Las Vegas Sun

April 28, 2024

Homeless man’s cat blamed for fire in storage units

A homeless man's cat knocked over a candle inside a storage unit on Valley View Boulevard Wednesday morning, starting a blaze that damaged 20 units, fire officials said.

Clark County Fire Department spokesman Bob Leinbach said it appeared the man had been living in a unit at A Low Cost Storage, 4850 S. Valley View Blvd., near Tropicana Avenue. The man was not in the storage unit at the time.

A woman who answered the phone at A Low Cost Storage on Wednesday declined to comment.

The fire started shortly before 10 a.m. Firefighters extinguished the fire within 15 minutes, Leinbach said. It caused $35,000 in structural damage. The dollar amount of property damage hadn't been determined.

The man who had been living in the storage unit apparently left a candle lit for his cat, which died in the fire, Leinbach said.

Sgt. Eric Fricker, who heads up Metro's Homeless Evaluation Liaison Program, said in the 10 years he's worked with the homeless, he's never encountered anyone living in a storage unit.

"Traditionally, it would be really hard to do that.

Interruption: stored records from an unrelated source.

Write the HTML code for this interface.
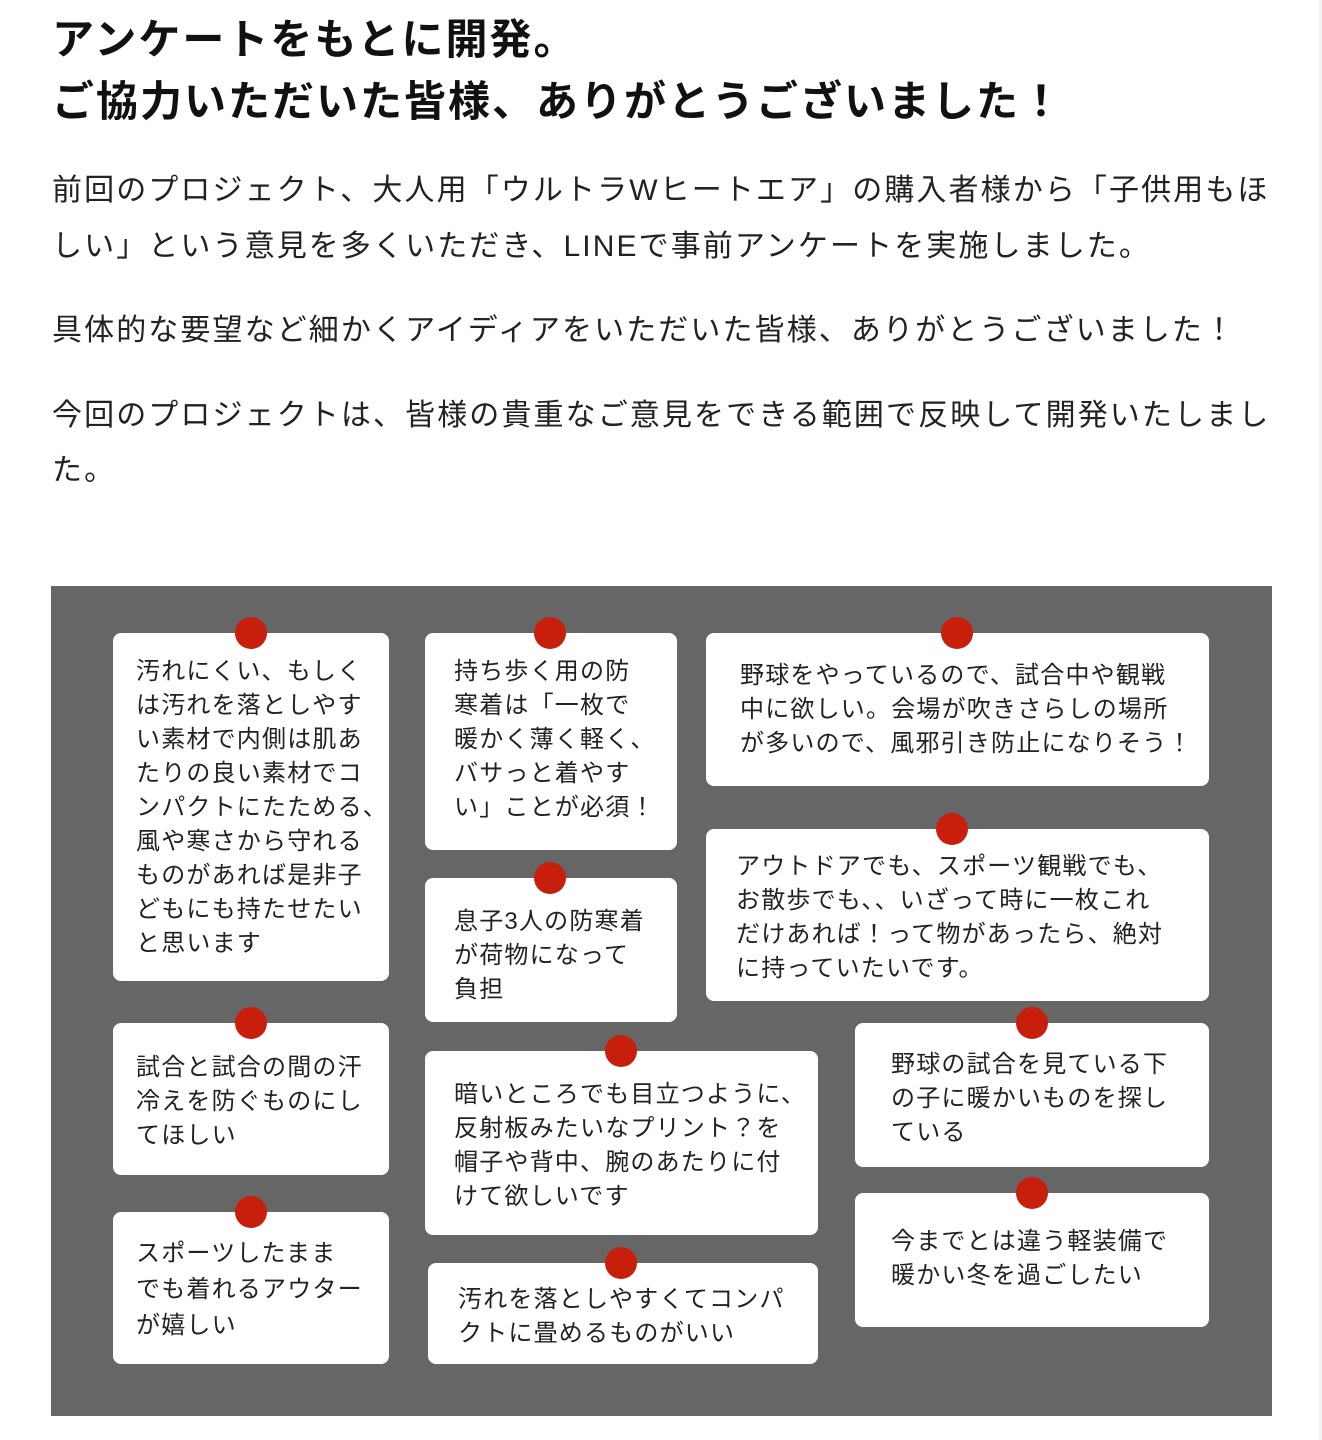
<!DOCTYPE html>
<html><head><meta charset="utf-8"><style>
*{margin:0;padding:0;box-sizing:border-box}
body{width:1322px;height:1440px;background:#fff;position:relative;overflow:hidden;font-family:"Liberation Sans","Noto Sans CJK JP",sans-serif;color:#222}
.t{position:absolute;white-space:nowrap;line-height:1}
.h{font-size:42px;letter-spacing:2px;font-weight:bold;color:#111}
.p{font-size:30px;letter-spacing:2.1px;color:#222}
.panel{position:absolute;left:51px;top:586px;width:1221px;height:830px;background:#666}
.c{position:absolute;background:#fff;border-radius:8px}
.d{position:absolute;width:32px;height:32px;border-radius:50%;background:#c81f0c}
.l{position:absolute;white-space:nowrap;font-size:24px;letter-spacing:1.2px;line-height:34px;color:#222}
</style></head><body>
<div style="position:absolute;right:0;top:0;width:3px;height:1440px;background:#f2f2f2"></div>
<div class="t h" style="left:52px;top:19px">アンケートをもとに開発。</div>
<div class="t h" style="left:52px;top:81px">ご協力いただいた皆様、ありがとうございました！</div>
<div class="t p" style="left:52px;top:176px">前回のプロジェクト、大人用「ウルトラWヒートエア」の購入者様から「子供用もほ</div>
<div class="t p" style="left:52px;top:232px">しい」という意見を多くいただき、LINEで事前アンケートを実施しました。</div>
<div class="t p" style="left:52px;top:316px">具体的な要望など細かくアイディアをいただいた皆様、ありがとうございました！</div>
<div class="t p" style="left:52px;top:401px">今回のプロジェクトは、皆様の貴重なご意見をできる範囲で反映して開発いたしまし</div>
<div class="t p" style="left:52px;top:456px">た。</div>
<div class="panel"></div>

<div class="c" style="left:113px;top:633px;width:276px;height:348px"></div>
<div class="c" style="left:425px;top:633px;width:252px;height:217px"></div>
<div class="c" style="left:706px;top:633px;width:503px;height:153px"></div>
<div class="c" style="left:425px;top:878px;width:252px;height:144px"></div>
<div class="c" style="left:706px;top:829px;width:503px;height:172px"></div>
<div class="c" style="left:113px;top:1023px;width:276px;height:152px"></div>
<div class="c" style="left:425px;top:1051px;width:393px;height:184px"></div>
<div class="c" style="left:855px;top:1023px;width:354px;height:144px"></div>
<div class="c" style="left:113px;top:1212px;width:276px;height:152px"></div>
<div class="c" style="left:428px;top:1263px;width:390px;height:101px"></div>
<div class="c" style="left:855px;top:1193px;width:354px;height:134px"></div>

<div class="d" style="left:235px;top:617px"></div>
<div class="d" style="left:534px;top:617px"></div>
<div class="d" style="left:941px;top:617px"></div>
<div class="d" style="left:534px;top:862px"></div>
<div class="d" style="left:936px;top:813px"></div>
<div class="d" style="left:235px;top:1007px"></div>
<div class="d" style="left:605px;top:1035px"></div>
<div class="d" style="left:1016px;top:1007px"></div>
<div class="d" style="left:235px;top:1196px"></div>
<div class="d" style="left:605px;top:1247px"></div>
<div class="d" style="left:1016px;top:1177px"></div>

<div class="l" style="left:136px;top:655px">汚れにくい、もしく<br>は汚れを落としやす<br>い素材で内側は肌あ<br>たりの良い素材でコ<br>ンパクトにたためる、<br>風や寒さから守れる<br>ものがあれば是非子<br>どもにも持たせたい<br>と思います</div>
<div class="l" style="left:454px;top:655px">持ち歩く用の防<br>寒着は「一枚で<br>暖かく薄く軽く、<br>バサっと着やす<br>い」ことが必須！</div>
<div class="l" style="left:740px;top:659px">野球をやっているので、試合中や観戦<br>中に欲しい。会場が吹きさらしの場所<br>が多いので、風邪引き防止になりそう！</div>
<div class="l" style="left:454px;top:905px">息子3人の防寒着<br>が荷物になって<br>負担</div>
<div class="l" style="left:736px;top:850px">アウトドアでも、スポーツ観戦でも、<br>お散歩でも、、いざって時に一枚これ<br>だけあれば！って物があったら、絶対<br>に持っていたいです。</div>
<div class="l" style="left:136px;top:1051px">試合と試合の間の汗<br>冷えを防ぐものにし<br>てほしい</div>
<div class="l" style="left:454px;top:1078px">暗いところでも目立つように、<br>反射板みたいなプリント？を<br>帽子や背中、腕のあたりに付<br>けて欲しいです</div>
<div class="l" style="left:891px;top:1048px">野球の試合を見ている下<br>の子に暖かいものを探し<br>ている</div>
<div class="l" style="left:136px;top:1236px;line-height:36px">スポーツしたまま<br>でも着れるアウター<br>が嬉しい</div>
<div class="l" style="left:458px;top:1283px">汚れを落としやすくてコンパ<br>クトに畳めるものがいい</div>
<div class="l" style="left:891px;top:1225px">今までとは違う軽装備で<br>暖かい冬を過ごしたい</div>
</body></html>
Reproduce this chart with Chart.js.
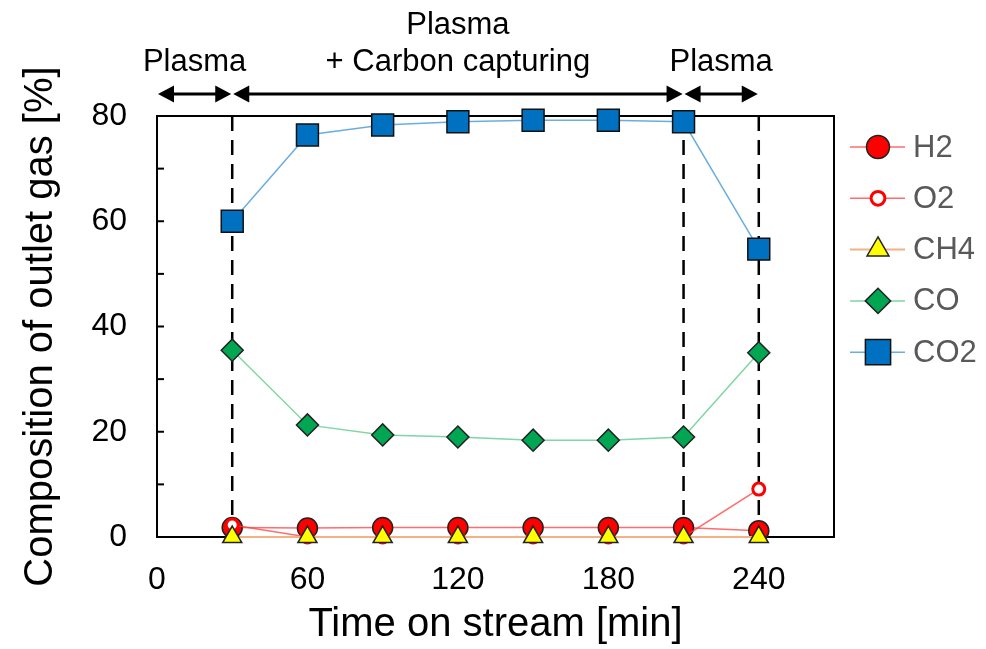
<!DOCTYPE html>
<html>
<head>
<meta charset="utf-8">
<script src="https://cdn.jsdelivr.net/npm/chart.js@4.4.1/dist/chart.umd.min.js"></script>
<style>
html, body { margin:0; padding:0; background:#fff; }
</style>
</head>
<body>
<canvas id="chart" width="986" height="649"></canvas>
<script>
//data
var times = [30, 60, 90, 120, 150, 180, 210, 240];
var h2  = [1.8, 1.7, 1.8, 1.8, 1.8, 1.8, 1.8, 1.2];
var o2  = [2.3, 0, 0, 0, 0, 0, 0, 9.1];
var ch4 = [0, 0, 0, 0, 0, 0, 0, 0];
var co  = [35.5, 21.3, 19.4, 19.0, 18.4, 18.4, 19.0, 35.0];
var co2 = [60.0, 76.4, 78.3, 78.9, 79.2, 79.2, 78.9, 54.7];
var xTicks = [0, 60, 120, 180, 240];

//phases shown above the plot
var phaseStart = [0, 30, 210];
var phaseEnd = [30, 210, 240];
var phaseLabels = [["Plasma"], ["Plasma", "+ Carbon capturing"], ["Plasma"]];
var phaseLines = [30, 210, 240];

var FONT = "'Liberation Sans', Arial, sans-serif";

function pts(ys){
    var out = [];
    for(var i = 0; i < times.length; i++){
        out.push({x: times[i], y: ys[i]});
    }
    return out;
}

var datasets = [
    {label: "H2", data: pts(h2), borderColor: "rgba(255,60,60,0.75)", borderWidth: 1.5,
     pointStyle: "circle", pointRadius: 10, pointBackgroundColor: "#ff0000",
     pointBorderColor: "#222", pointBorderWidth: 1.5, order: 5},
    {label: "O2", data: pts(o2), borderColor: "rgba(255,60,60,0.75)", borderWidth: 1.5,
     pointStyle: "circle", pointRadius: 6, pointBackgroundColor: "#ffffff",
     pointBorderColor: "#ff0000", pointBorderWidth: 3, order: 4},
    {label: "CH4", data: pts(ch4), borderColor: "#f4b183", borderWidth: 2,
     pointStyle: "triangle", pointRadius: 11, pointBackgroundColor: "#ffff00",
     pointBorderColor: "#222", pointBorderWidth: 1.5, order: 3},
    {label: "CO", data: pts(co), borderColor: "#7fd6a6", borderWidth: 1.5,
     pointStyle: "rectRot", pointRadius: 11, pointBackgroundColor: "#00a651",
     pointBorderColor: "#222", pointBorderWidth: 1.5, order: 2},
    {label: "CO2", data: pts(co2), borderColor: "#6aaee0", borderWidth: 1.5,
     pointStyle: "rect", pointRadius: 15.5, pointBackgroundColor: "#0070c0",
     pointBorderColor: "#111", pointBorderWidth: 1.5, order: 1}
];
datasets.forEach(function(d){ d.clip = false; d.tension = 0; d.fill = false; });

function drawMarker(ctx, ds, x, y, scale){
    var r = ds.pointRadius * scale;
    ctx.save();
    ctx.fillStyle = ds.pointBackgroundColor;
    ctx.strokeStyle = ds.pointBorderColor;
    ctx.lineWidth = ds.pointBorderWidth;
    ctx.beginPath();
    if(ds.pointStyle == "circle"){
        ctx.arc(x, y, r, 0, Math.PI * 2);
    } else if(ds.pointStyle == "triangle"){
        ctx.moveTo(x, y - r);
        ctx.lineTo(x + r * Math.sin(Math.PI * 2 / 3), y + r / 2);
        ctx.lineTo(x - r * Math.sin(Math.PI * 2 / 3), y + r / 2);
        ctx.closePath();
    } else if(ds.pointStyle == "rectRot"){
        ctx.moveTo(x - r, y); ctx.lineTo(x, y - r); ctx.lineTo(x + r, y); ctx.lineTo(x, y + r);
        ctx.closePath();
    } else {
        var s = r * Math.SQRT1_2;
        ctx.rect(x - s, y - s, 2 * s, 2 * s);
    }
    ctx.fill();
    ctx.stroke();
    ctx.restore();
}

function drawArrow(ctx, x1, x2, y){
    var head = 16, half = 8.5;
    ctx.beginPath();
    ctx.moveTo(x1 + head - 2, y);
    ctx.lineTo(x2 - head + 2, y);
    ctx.stroke();
    ctx.beginPath();
    ctx.moveTo(x1, y); ctx.lineTo(x1 + head, y - half); ctx.lineTo(x1 + head, y + half); ctx.closePath();
    ctx.fill();
    ctx.beginPath();
    ctx.moveTo(x2, y); ctx.lineTo(x2 - head, y - half); ctx.lineTo(x2 - head, y + half); ctx.closePath();
    ctx.fill();
}

var overlayPlugin = {
    id: "overlay",
    beforeDatasetsDraw: function(chart){
        var ctx = chart.ctx, a = chart.chartArea;
        var xs = chart.scales.x, ys = chart.scales.y;
        ctx.save();
        //dashed phase boundaries
        ctx.strokeStyle = "#000";
        ctx.lineWidth = 2.5;
        ctx.setLineDash([15, 9]);
        phaseLines.forEach(function(t){
            var px = xs.getPixelForValue(t);
            ctx.beginPath();
            ctx.moveTo(px, a.top);
            ctx.lineTo(px, a.bottom);
            ctx.stroke();
        });
        ctx.setLineDash([]);
        //frame
        ctx.lineWidth = 2;
        ctx.strokeRect(a.left, a.top, a.right - a.left, a.bottom - a.top);
        //inward ticks on y
        for(var v = 0; v <= 80; v += 10){
            var py = ys.getPixelForValue(v);
            ctx.beginPath();
            ctx.moveTo(a.left, py);
            ctx.lineTo(a.left + 7, py);
            ctx.stroke();
        }
        ctx.restore();
    },
    afterDraw: function(chart){
        var ctx = chart.ctx, xs = chart.scales.x;
        ctx.save();
        //phase arrows and text
        ctx.strokeStyle = "#000";
        ctx.fillStyle = "#000";
        ctx.lineWidth = 3;
        ctx.font = "31px " + FONT;
        ctx.textAlign = "center";
        ctx.textBaseline = "middle";
        for(var i = 0; i < phaseStart.length; i++){
            var x1 = xs.getPixelForValue(phaseStart[i]) + 1;
            var x2 = xs.getPixelForValue(phaseEnd[i]) - 1;
            drawArrow(ctx, x1, x2, 94);
            var lines = phaseLabels[i];
            var cx = (x1 + x2) / 2;
            for(var j = 0; j < lines.length; j++){
                ctx.fillText(lines[j], cx, 62 - (lines.length - 1 - j) * 37);
            }
        }
        //legend
        ctx.font = "31px " + FONT;
        ctx.textAlign = "left";
        for(var k = 0; k < datasets.length; k++){
            var ds = datasets[k];
            var y = 147 + k * 51.3;
            ctx.strokeStyle = ds.borderColor;
            ctx.lineWidth = ds.borderWidth;
            ctx.beginPath();
            ctx.moveTo(850, y);
            ctx.lineTo(905, y);
            ctx.stroke();
            drawMarker(ctx, ds, 878, y, 1.15);
            ctx.fillStyle = "#595959";
            ctx.fillText(ds.label, 913, y + 1);
        }
        ctx.restore();
    }
};

var currentChart = new Chart(document.getElementById("chart"), {
    type: "line",
    data: {datasets: datasets},
    options: {
        responsive: false,
        animation: false,
        devicePixelRatio: 1,
        layout: {padding: {top: 116, right: 152, left: 0, bottom: 0}},
        plugins: {legend: {display: false}, tooltip: {enabled: false}},
        scales: {
            x: {
                type: "linear", min: 0, max: 270,
                grid: {display: false, drawTicks: false},
                border: {display: false},
                afterFit: function(scale){ scale.height = 112; },
                afterBuildTicks: function(scale){
                    scale.ticks = xTicks.map(function(v){ return {value: v}; });
                },
                ticks: {font: {family: FONT, size: 32}, color: "#000", padding: 24, maxRotation: 0},
                title: {display: true, text: "Time on stream [min]", color: "#000",
                        font: {family: FONT, size: 40, lineHeight: 1.2}, padding: {top: 0, bottom: 0}}
            },
            y: {
                min: 0, max: 80,
                grid: {display: false, drawTicks: false},
                border: {display: false},
                afterFit: function(scale){ scale.width = 157; },
                ticks: {stepSize: 20, font: {family: FONT, size: 32}, color: "#000", padding: 30},
                title: {display: true, text: "Composition of outlet gas [%]", color: "#000",
                        font: {family: FONT, size: 40, lineHeight: 1.2}, padding: {top: 17, bottom: 0}}
            }
        }
    },
    plugins: [overlayPlugin]
});
</script>
</body>
</html>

There is on-site management and people going in and out all the time," Fricker said. "Most of the homeless folks we know don't want to draw attention to themselves."

David Bell, manager of Storage West at 2700 E. Flamingo Road, pointed out that there are city and county ordinances that prohibit people from using storage units as residences.

"No one can live in the unit, you can't operate a business out of it, you can't sleep in it, you can't run a TV in it," Bell said. "You just store your things and leave."

These days most storage facilities have video surveillance and managers who live on site, Bell said, which would make it hard for a person to live in a unit.

Years ago a few people tried to rent units to live in, but he didn't allow it, Bell said.

"If someone were to come up here with a shopping cart, I would say, 'I'm sorry, I can't accommodate you,' " he said.